For each floor i, if it is negative, then N = P + 1. If it's positive, then P = N + 1. At the end, output the max of P and N.


#11040 - Add bricks in the wall

Solved By:wesley
Theory Difficulty:easy
Coding Difficulty:easy
Algorithms Used:math
sorting
Solution Description: There's enough information to build the pyramid from the bottom up. Consider this mini pyramid, where we don't know X, Y, or Z:

8
X Y
1 Z 3

X = 1 + Z
Y = 3 + Z
8 = X + Y = (1+Z) + (3+Z) = 4 + 2Z

So, Z = (8 - 1 - 3)/2. The general form of Top = (Bottom Right + Bottom Left) / 2 works everywhere, so use that to fill in the odd rows. It's simple enough to fill in an even row once you have the row below it, of course.


#11044 - Searching for Nessy

Solved By:wesley
Theory Difficulty:trivial
Coding Difficulty:trivial
Algorithms Used:math
Solution Description: We don't care about the borders, so we need to fill in an (n-2)*(m-2) area. Each sonar controls a 3x3 area, so the answer is ceil((n-2)/3) * ceil((m-2)/3).


#11045 - My T-shirt suits me

Solved By:wesley
Theory Difficulty:medium
Coding Difficulty:medium
Algorithms Used:max flow
Solution Description: This is a fairly straightfoward bipartite matching problem. Create a node for each t-shirt size, a node for each volunteer, a source, and a sink.

Draw an edge from the source to each t-shirt with capacity n/6 (as that's how many t-shirts there are of each size). Draw an edge from each volunteer to the sink with capacity 1. Draw an edge from between a t-shirt size and a volunteer with capacity 1 if that volunteer will take that size of t-shirt.

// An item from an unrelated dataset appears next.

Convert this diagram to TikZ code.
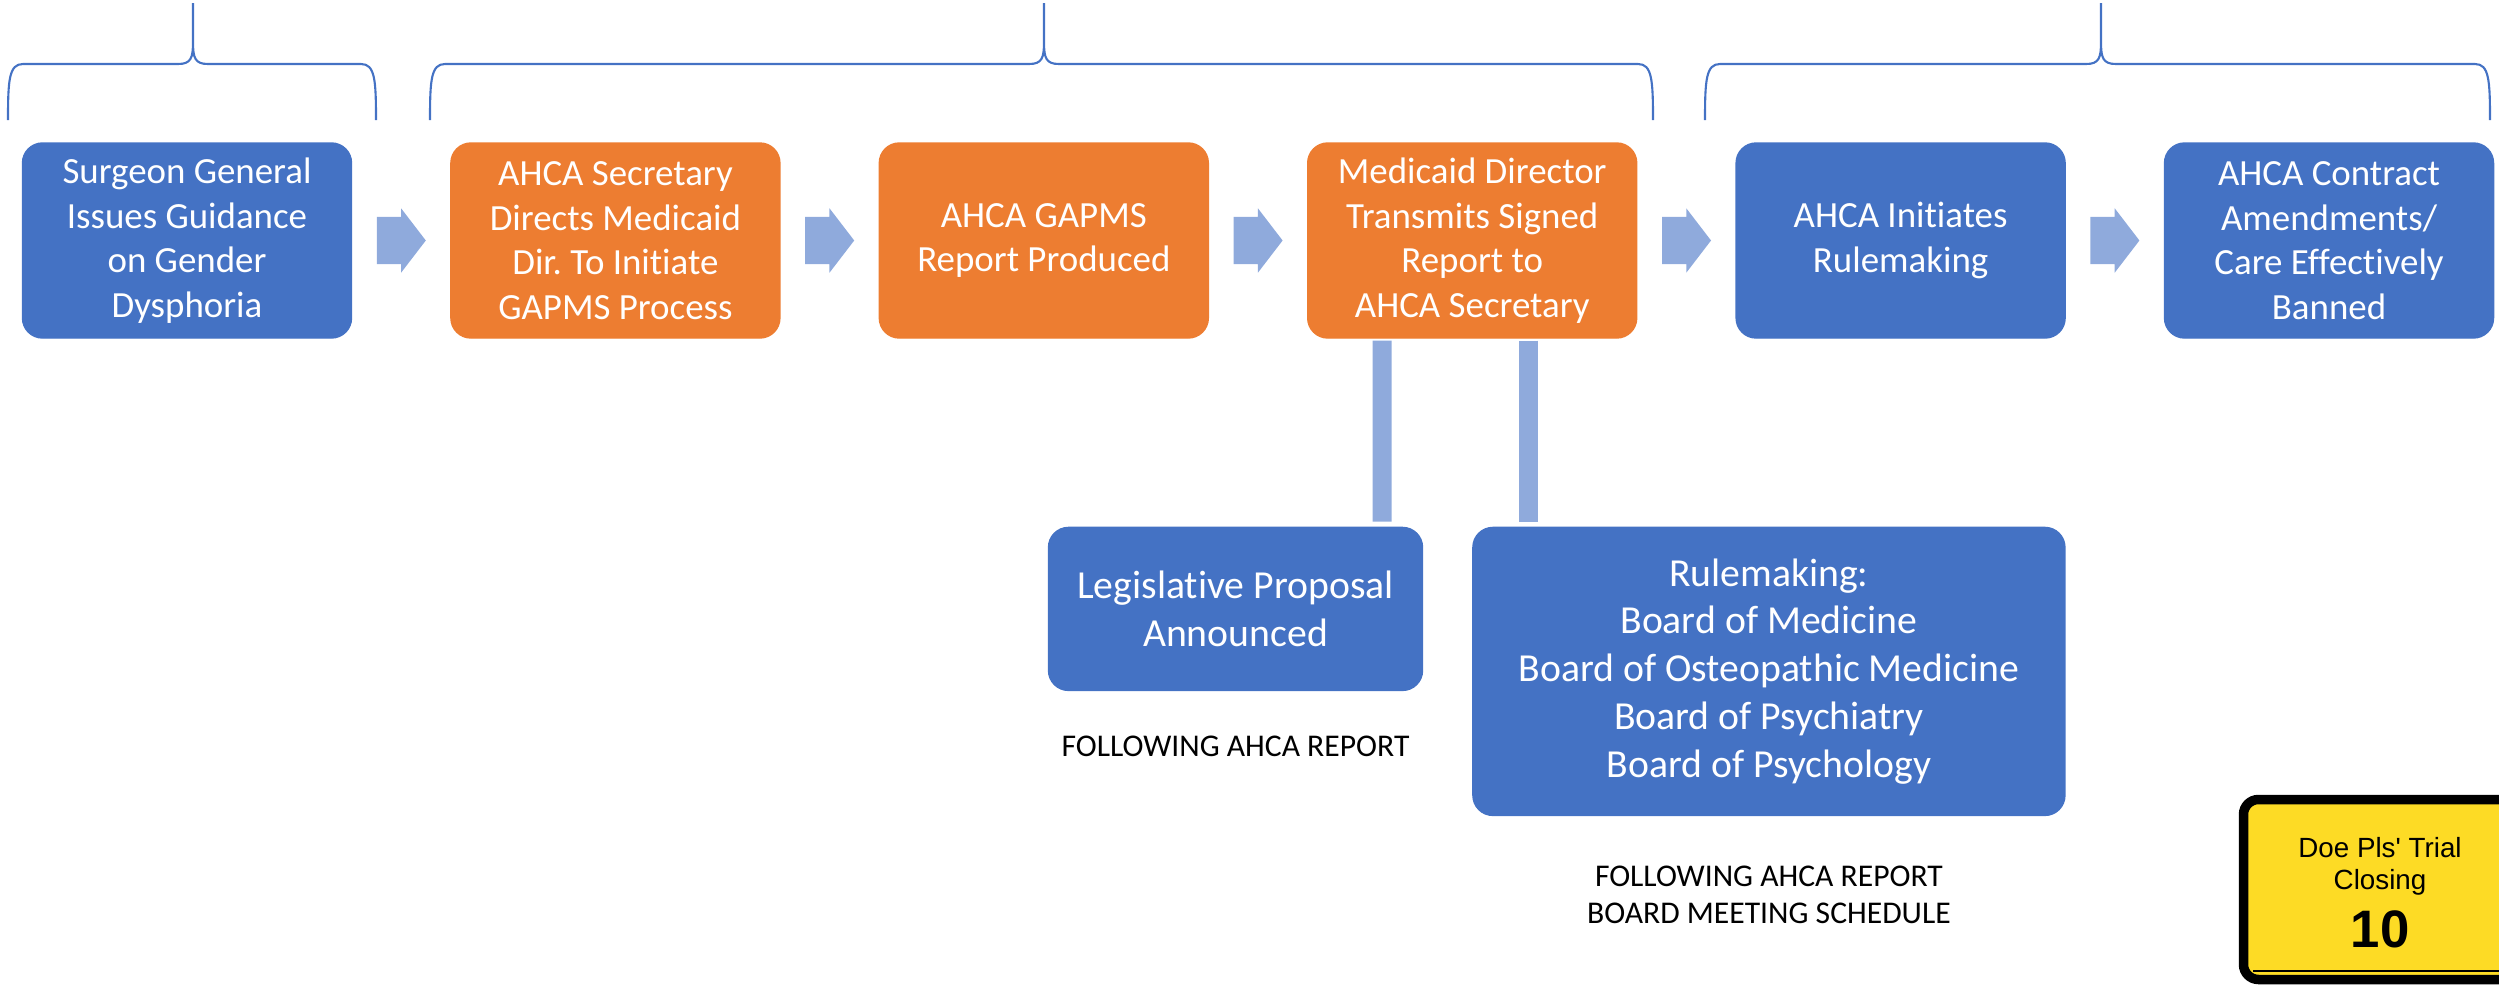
\documentclass[tikz,border=0pt]{standalone}
\usepackage{fontspec}
\setmainfont[Ligatures={NoCommon}]{Carlito}
\newfontfamily\stickerfont{Liberation Sans}
\usepackage{tikz}
\usetikzlibrary{shapes, arrows.meta, positioning}

\definecolor{AhcaBlue}{HTML}{4472C4}
\definecolor{AhcaOrange}{HTML}{ED7D31}
\definecolor{LinkBlue}{HTML}{8FAADC}
\definecolor{StickerYellow}{HTML}{FDDB25}

\frenchspacing
\begin{document}
\begin{tikzpicture}
[
StageNode/.style={rectangle, rounded corners=0.2cm, draw=AhcaBlue, fill=AhcaBlue,
text=white, minimum width=3.29cm, minimum height=1.95cm, align=center,
font=\fontsize{10.5}{12.7}\selectfont},
OrangeNode/.style={StageNode, draw=AhcaOrange, fill=AhcaOrange},
BoardNode/.style={StageNode, font=\fontsize{11.3}{13.6}\selectfont},
NoteNode/.style={align=center, inner sep=0pt, font=\fontsize{9}{10.5}\selectfont},
StepArrow/.style={single arrow, fill=LinkBlue, inner xsep=0pt, inner ysep=0.23cm,
minimum height=0.49cm, minimum width=0.63cm, single arrow head extend=0.085cm,
single arrow tip angle=105, xshift=-0.09cm},
LinkBar/.style={draw=LinkBlue, line width=0.19cm},
BraceLine/.style={draw=AhcaBlue, line width=0.6pt},
StickerNode/.style={rectangle, rounded corners=0.15cm, draw=black, line width=0.095cm,
fill=StickerYellow, minimum width=2.73cm, minimum height=1.8cm, align=center,
font=\stickerfont\fontsize{7.9}{9.1}\selectfont},
node distance=0.98cm
]
\useasboundingbox (0,0) rectangle (24.99,-9.84);

\node[StageNode] (Guidance) at (1.87,-2.405) {Surgeon General\\Issues Guidance\\on Gender\\Dysphoria};
\node[OrangeNode] (Directs) [right=of Guidance] {AHCA Secretary\\Directs Medicaid\\Dir. To Initiate\\GAPMS Process};
\node[OrangeNode] (Report) [right=of Directs] {AHCA GAPMS\\Report Produced};
\node[OrangeNode] (Transmits) [right=of Report] {Medicaid Director\\Transmits Signed\\Report to\\AHCA Secretary};
\node[StageNode] (Initiates) [right=of Transmits] {AHCA Initiates\\Rulemaking};
\node[StageNode] (Banned) [right=of Initiates] {AHCA Contract\\Amendments/\\Care Effectively\\Banned};

\node[BoardNode, minimum width=3.74cm, minimum height=1.63cm] (Legislative)
  [below=1.88cm of Transmits.south, anchor=north east, xshift=-0.49cm] {Legislative Proposal\\Announced};
\node[BoardNode, minimum width=5.92cm, minimum height=2.88cm] (Boards)
  [below=1.88cm of Transmits.south, anchor=north west] {Rulemaking:\\Board of Medicine\\Board of Osteopathic Medicine\\Board of Psychiatry\\Board of Psychology};
\node[NoteNode] (LegislativeNote) [below=0.44cm of Legislative] {FOLLOWING AHCA REPORT};
\node[NoteNode] (BoardsNote) [below=0.49cm of Boards] {FOLLOWING AHCA REPORT\\BOARD MEETING SCHEDULE};

\path (Guidance) -- node[StepArrow] {} (Directs);
\path (Directs) -- node[StepArrow] {} (Report);
\path (Report) -- node[StepArrow] {} (Transmits);
\path (Transmits) -- node[StepArrow] {} (Initiates);
\path (Initiates) -- node[StepArrow] {} (Banned);

\draw[LinkBar] ([xshift=-0.9cm, yshift=-0.02cm]Transmits.south) -- ([xshift=-0.41cm, yshift=0.05cm]Legislative.north east);
\draw[LinkBar] ([xshift=0.56cm, yshift=-0.02cm]Transmits.south) -- ([xshift=0.56cm, yshift=0.05cm]Boards.north west);

% braces over the stages
\foreach \xl/\xt/\xr in {0.08/1.93/3.76, 4.30/10.44/16.53, 17.05/21.01/24.90}
  \draw[BraceLine] (\xl,-1.20) .. controls (\xl,-0.80) and (\xl+0.01,-0.64) .. (\xl+0.15,-0.64)
    -- (\xt-0.15,-0.64) .. controls (\xt-0.02,-0.64) and (\xt,-0.58) .. (\xt,-0.42) -- (\xt,-0.03)
    -- (\xt,-0.42) .. controls (\xt,-0.58) and (\xt+0.02,-0.64) .. (\xt+0.15,-0.64)
    -- (\xr-0.15,-0.64) .. controls (\xr-0.01,-0.64) and (\xr,-0.80) .. (\xr,-1.20);

\begin{scope}
\clip (0,0) rectangle (24.99,-9.84);
\node[StickerNode] (Sticker) at (23.80,-8.895) {\rule{0pt}{7.5pt}Doe Pls' Trial\\Closing\\[0.12cm]{\bfseries\fontsize{15}{15}\selectfont 10}};
\draw[line width=0.6pt] ([xshift=0.145cm, yshift=0.135cm]Sticker.south west) -- ([xshift=-0.145cm, yshift=0.135cm]Sticker.south east);
\end{scope}
\end{tikzpicture}
\end{document}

Run max flow on this graph. If the maximum flow is equal to the number of volunteers, print "YES". Otherwise, print "NO".


#11057 - Exact Sum

Solved By:wesley
Theory Difficulty:easy
Coding Difficulty:easy
Algorithms Used:searching
Solution Description: Keep an array of 1,000,000 integers where a[i] is the number of books with price i. Search this array for all i from M/2 back to 0. Find an i such that a[i] > 0 and a[M-i] > 0. The one caveat is if i == M. In this case, a[i] must be >= 2.

If you search from M/2 down to 0, then the first answer you hit will be the one to display.